Hay que hacer notar que antes de esa fecha, ya en su Credo Político de 1908, Pane aseguraba que “los colorados, según sus estatutos, están al frente en el derrotero del progreso (…). Allí no cabe sino el partido netamente socialista”. Diez años después, en la convención republicana de 1918, es más explícito: “Soy partidario decidido de la doctrina de la solidaridad social; en eso se encuentra uno de mis ideales socialistas; pero no soy de la orgánica en el sentido material, sino de la solidaridad voluntaria, reflexiva, conciliable con la libertad, tal como enseña uno de los más grandes maestros, el insigne sociólogo Duprat” (justamente autor del libro “La solidaridad social”).

En su encuentro con la clase obrera, su disertación constaba de once puntos y el último de ellos caratuló “Nuestro socialismo”. En aquella época, Rufino Recalde Milesi y Cayetano Raimundi lideraban el Partido Obrero, ligado a la Internacional Socialista. Probablemente esa situación conduce a Pane a reafirmar sus declaraciones de 1908: “En el Paraguay ya está formado el Partido Socialista. Es el Partido Nacional Republicano…”.

“Nuestro programa –dice–, aunque idealista, rechaza los absurdos y admite solo las posibilidades del socialismo. Y entre las posibilidades, las buenas. Así que los burgueses espantadizos que por casualidad me oigan o leen ya pueden ir tranquilizándose. No pretendemos suprimir de golpe y porrazo el capital, sino transformarlo, mejorarlo”.

Y prosigue: “Así como no puede suprimirse sino reducirse la autoridad, así también no puede suprimirse el capital, sino el capitalismo.
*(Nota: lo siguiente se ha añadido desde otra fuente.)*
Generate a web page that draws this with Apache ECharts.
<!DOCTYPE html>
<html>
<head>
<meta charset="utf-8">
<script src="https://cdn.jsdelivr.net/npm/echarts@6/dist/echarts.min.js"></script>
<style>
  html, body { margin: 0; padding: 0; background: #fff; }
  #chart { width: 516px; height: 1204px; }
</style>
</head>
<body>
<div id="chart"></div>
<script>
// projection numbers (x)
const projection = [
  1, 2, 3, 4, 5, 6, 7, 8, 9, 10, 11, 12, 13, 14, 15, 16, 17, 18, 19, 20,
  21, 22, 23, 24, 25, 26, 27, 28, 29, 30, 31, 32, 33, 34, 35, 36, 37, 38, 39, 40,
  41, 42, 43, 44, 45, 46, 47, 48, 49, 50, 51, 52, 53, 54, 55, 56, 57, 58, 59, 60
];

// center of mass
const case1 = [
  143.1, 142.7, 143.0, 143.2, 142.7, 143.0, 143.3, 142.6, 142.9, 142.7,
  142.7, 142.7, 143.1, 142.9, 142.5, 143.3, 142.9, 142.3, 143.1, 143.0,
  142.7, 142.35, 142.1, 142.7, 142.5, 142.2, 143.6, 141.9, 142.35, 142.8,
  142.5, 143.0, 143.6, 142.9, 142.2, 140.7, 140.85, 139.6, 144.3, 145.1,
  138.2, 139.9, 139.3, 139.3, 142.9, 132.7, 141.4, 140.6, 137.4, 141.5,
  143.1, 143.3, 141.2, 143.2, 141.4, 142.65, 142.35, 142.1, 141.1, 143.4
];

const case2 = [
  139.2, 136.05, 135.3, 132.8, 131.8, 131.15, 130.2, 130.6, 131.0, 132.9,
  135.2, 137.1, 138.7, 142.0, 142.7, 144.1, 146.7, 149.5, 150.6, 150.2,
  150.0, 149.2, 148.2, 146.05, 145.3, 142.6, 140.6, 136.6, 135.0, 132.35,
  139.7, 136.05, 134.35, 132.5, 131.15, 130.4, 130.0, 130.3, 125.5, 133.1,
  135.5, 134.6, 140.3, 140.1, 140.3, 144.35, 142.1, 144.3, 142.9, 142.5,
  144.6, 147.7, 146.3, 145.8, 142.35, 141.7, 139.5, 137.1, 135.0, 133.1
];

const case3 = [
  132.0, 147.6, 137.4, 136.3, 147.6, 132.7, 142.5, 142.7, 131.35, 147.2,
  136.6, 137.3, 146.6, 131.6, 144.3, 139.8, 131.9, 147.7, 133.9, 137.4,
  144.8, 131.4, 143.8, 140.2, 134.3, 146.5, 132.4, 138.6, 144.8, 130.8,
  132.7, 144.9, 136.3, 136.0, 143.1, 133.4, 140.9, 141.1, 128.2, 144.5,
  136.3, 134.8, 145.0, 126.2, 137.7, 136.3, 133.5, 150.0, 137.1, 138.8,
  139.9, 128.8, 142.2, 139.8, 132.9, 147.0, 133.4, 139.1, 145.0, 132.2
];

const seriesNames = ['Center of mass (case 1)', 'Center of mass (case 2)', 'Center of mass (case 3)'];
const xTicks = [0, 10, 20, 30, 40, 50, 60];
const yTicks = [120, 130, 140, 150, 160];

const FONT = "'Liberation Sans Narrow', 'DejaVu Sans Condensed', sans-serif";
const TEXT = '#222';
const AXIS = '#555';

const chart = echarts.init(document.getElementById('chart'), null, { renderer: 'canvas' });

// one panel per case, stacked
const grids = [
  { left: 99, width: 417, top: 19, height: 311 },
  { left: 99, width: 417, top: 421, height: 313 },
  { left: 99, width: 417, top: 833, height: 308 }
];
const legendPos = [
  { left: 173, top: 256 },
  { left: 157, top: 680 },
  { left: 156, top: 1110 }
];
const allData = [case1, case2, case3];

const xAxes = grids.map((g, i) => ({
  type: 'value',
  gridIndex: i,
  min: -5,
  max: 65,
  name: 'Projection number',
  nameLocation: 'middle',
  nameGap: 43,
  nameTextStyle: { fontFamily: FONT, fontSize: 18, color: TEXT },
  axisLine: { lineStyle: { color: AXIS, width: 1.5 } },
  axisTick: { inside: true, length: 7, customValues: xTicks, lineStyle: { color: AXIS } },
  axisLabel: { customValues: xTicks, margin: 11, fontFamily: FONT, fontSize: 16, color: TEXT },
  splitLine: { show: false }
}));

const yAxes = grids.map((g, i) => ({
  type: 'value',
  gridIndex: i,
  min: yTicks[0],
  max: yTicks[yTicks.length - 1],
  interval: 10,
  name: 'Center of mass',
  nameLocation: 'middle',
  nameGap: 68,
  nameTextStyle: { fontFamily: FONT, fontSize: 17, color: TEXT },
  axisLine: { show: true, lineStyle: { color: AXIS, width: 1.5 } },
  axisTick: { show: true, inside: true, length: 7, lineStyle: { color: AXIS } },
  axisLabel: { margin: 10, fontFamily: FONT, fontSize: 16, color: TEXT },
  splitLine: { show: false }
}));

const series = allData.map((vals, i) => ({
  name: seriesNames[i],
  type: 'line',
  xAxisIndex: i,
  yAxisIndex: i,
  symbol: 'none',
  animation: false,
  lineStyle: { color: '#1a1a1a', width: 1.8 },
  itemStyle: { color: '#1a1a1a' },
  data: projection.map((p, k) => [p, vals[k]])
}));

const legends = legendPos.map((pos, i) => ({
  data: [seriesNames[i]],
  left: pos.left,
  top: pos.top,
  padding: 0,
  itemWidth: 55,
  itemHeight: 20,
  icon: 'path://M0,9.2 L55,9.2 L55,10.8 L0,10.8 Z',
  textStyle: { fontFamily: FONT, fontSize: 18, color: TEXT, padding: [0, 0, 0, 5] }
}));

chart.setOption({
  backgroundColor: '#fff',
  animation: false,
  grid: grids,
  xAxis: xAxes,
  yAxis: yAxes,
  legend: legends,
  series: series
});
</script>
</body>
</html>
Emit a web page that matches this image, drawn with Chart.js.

El capital tendrá que existir siempre, aunque tenga que ir a parar a manos de la colectividad o en poder del obrero. No creo que para suprimir el capitalismo haya que empezar a destruir la propiedad privada, así como para abatir al militarismo no creo que haya necesidad de fusilar a todos los militares”.

El socialismo integral

¿Cuál fue el socialismo de Pane? Juan Casabianca, en su condición de delegado de “Ideas francesas en el extranjero”, en cuyas filas militaba Pane, despide al compañero resaltando que este tenía por maestro, entre otros, a Jean Jaurès, quien había visitado Buenos Aires en setiembre de 1911. El mismo que estructuró su plataforma ideológica sobre la “íntima relación entre socialismo y Revolución Francesa”. Esta relación era necesaria, porque si la revolución había conseguido la emancipación política del trabajador asalariado, “el sistema económico lo constriñe a una especie de esclavitud”. Y solo el socialismo podía superar esa contradicción (Fetscher, Iring, 1977).

Jaurès había recibido fuertes influencias de Benoit Malon y su socialismo integral, “resultante sintética de las todas las actividades progresivas de la humanidad militante”, y que es citado por Pane en su conferencia sobre “Política y obreros”. Malon representaba a una franja de “independientes” que había incorporado a su formulación política un “humanismo acentuadamente socialista”.

El socialismo integral no concebía la transformación de la sociedad solamente desde los aspectos económicos. “No podría conseguirse una auténtica liberación de la humanidad si los cambios económicos no iban unidos a la renovación política, espiritual y, sobre todo, moral” (Fetscher).

Para ubicar mejor a Pane habría que hurgar en las polémicas que mantuvo con Rodolfo Ritter, un abogado y periodista de origen ruso que vivió exiliado en nuestro país (huyendo del zarismo) y que dirigió “El economista paraguayo”. Ante los cuestionamientos de su adversario en la esgrima verbal, el doctor Pane defiende “la aplicación del término socialista a teorías que no son marxismo puro” y la posición de que “para ser socialista no es indispensable ser ateo o antirreligioso ni suprimir las fronteras y toda propiedad privada” (Patria, 4 de setiembre de 1917).

Casi en sintonía con Malon, Pane subraya que “el doctor Ritter se coloca en el punto de vista de su especialidad, el de un economista. Yo me coloco en el punto de vista sociológico que abraza tanto el del económico, como el del filósofo y el de moralista”. Recuerda –y celebra–, finalmente, la “derrota del socialismo antipatriótico” de Hervé (Gustave) en el Congreso Internacional de Stuttgart, realizado en 1907.

Definitivamente, Pane no era un neófito de la causa socialista, tal como se presenta ante los obreros en 1916, sino un “viejo camarada de luchas y de ideales”.